Task prompt ▸ Retype word for word the first line of the listing and each line after it up to the line with "ax.yaxis.set_minor_locator(MultipleLocator(0.001))", with the pictures taken out.

======== Available data

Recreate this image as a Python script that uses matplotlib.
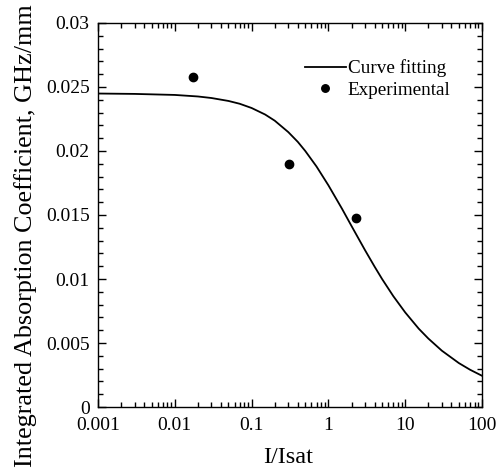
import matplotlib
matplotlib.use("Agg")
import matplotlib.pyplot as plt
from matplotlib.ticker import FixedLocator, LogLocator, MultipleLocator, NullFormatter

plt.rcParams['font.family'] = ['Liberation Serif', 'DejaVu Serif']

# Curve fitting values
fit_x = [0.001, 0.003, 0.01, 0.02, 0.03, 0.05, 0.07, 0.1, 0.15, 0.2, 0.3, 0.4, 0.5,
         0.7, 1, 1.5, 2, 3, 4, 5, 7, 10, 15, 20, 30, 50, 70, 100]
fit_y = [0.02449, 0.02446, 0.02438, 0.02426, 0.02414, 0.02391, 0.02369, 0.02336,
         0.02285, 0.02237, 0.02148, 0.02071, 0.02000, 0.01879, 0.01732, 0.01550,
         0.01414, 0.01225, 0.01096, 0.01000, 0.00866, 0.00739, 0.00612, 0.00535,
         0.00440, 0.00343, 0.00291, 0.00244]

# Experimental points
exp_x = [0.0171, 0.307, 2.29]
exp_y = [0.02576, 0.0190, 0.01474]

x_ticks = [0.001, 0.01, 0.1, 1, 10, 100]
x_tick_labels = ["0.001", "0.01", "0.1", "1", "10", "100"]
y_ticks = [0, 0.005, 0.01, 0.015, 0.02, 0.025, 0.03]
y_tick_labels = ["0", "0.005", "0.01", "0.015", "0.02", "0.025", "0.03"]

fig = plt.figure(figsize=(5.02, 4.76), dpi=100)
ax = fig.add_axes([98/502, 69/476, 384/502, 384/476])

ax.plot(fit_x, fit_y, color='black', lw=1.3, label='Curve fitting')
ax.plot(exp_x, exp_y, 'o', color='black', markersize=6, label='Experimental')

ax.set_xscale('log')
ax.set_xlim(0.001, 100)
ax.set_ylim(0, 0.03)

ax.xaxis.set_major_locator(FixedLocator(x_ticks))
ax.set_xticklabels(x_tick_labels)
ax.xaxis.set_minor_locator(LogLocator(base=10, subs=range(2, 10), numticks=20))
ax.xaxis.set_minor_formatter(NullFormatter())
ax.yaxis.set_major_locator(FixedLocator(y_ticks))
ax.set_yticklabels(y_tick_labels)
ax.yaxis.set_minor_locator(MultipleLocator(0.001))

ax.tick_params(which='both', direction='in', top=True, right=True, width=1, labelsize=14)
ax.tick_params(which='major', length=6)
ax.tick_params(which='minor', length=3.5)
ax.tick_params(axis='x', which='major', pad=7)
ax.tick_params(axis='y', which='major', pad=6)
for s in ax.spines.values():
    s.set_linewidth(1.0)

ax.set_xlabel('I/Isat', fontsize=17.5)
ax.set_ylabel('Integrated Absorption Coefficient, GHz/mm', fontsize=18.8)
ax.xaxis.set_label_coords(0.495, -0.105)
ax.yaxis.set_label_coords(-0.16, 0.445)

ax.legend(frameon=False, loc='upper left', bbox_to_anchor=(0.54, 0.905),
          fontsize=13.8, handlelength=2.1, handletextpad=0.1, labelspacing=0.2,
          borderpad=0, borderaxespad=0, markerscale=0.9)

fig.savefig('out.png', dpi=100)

================

Output below ▸
Recreate this image as a Python script that uses matplotlib.
import matplotlib
matplotlib.use("Agg")
import matplotlib.pyplot as plt
from matplotlib.ticker import FixedLocator, LogLocator, MultipleLocator, NullFormatter

plt.rcParams['font.family'] = ['Liberation Serif', 'DejaVu Serif']

# Curve fitting values
fit_x = [0.001, 0.003, 0.01, 0.02, 0.03, 0.05, 0.07, 0.1, 0.15, 0.2, 0.3, 0.4, 0.5,
         0.7, 1, 1.5, 2, 3, 4, 5, 7, 10, 15, 20, 30, 50, 70, 100]
fit_y = [0.02449, 0.02446, 0.02438, 0.02426, 0.02414, 0.02391, 0.02369, 0.02336,
         0.02285, 0.02237, 0.02148, 0.02071, 0.02000, 0.01879, 0.01732, 0.01550,
         0.01414, 0.01225, 0.01096, 0.01000, 0.00866, 0.00739, 0.00612, 0.00535,
         0.00440, 0.00343, 0.00291, 0.00244]

# Experimental points
exp_x = [0.0171, 0.307, 2.29]
exp_y = [0.02576, 0.0190, 0.01474]

x_ticks = [0.001, 0.01, 0.1, 1, 10, 100]
x_tick_labels = ["0.001", "0.01", "0.1", "1", "10", "100"]
y_ticks = [0, 0.005, 0.01, 0.015, 0.02, 0.025, 0.03]
y_tick_labels = ["0", "0.005", "0.01", "0.015", "0.02", "0.025", "0.03"]

fig = plt.figure(figsize=(5.02, 4.76), dpi=100)
ax = fig.add_axes([98/502, 69/476, 384/502, 384/476])

ax.plot(fit_x, fit_y, color='black', lw=1.3, label='Curve fitting')
ax.plot(exp_x, exp_y, 'o', color='black', markersize=6, label='Experimental')

ax.set_xscale('log')
ax.set_xlim(0.001, 100)
ax.set_ylim(0, 0.03)

ax.xaxis.set_major_locator(FixedLocator(x_ticks))
ax.set_xticklabels(x_tick_labels)
ax.xaxis.set_minor_locator(LogLocator(base=10, subs=range(2, 10), numticks=20))
ax.xaxis.set_minor_formatter(NullFormatter())
ax.yaxis.set_major_locator(FixedLocator(y_ticks))
ax.set_yticklabels(y_tick_labels)
ax.yaxis.set_minor_locator(MultipleLocator(0.001))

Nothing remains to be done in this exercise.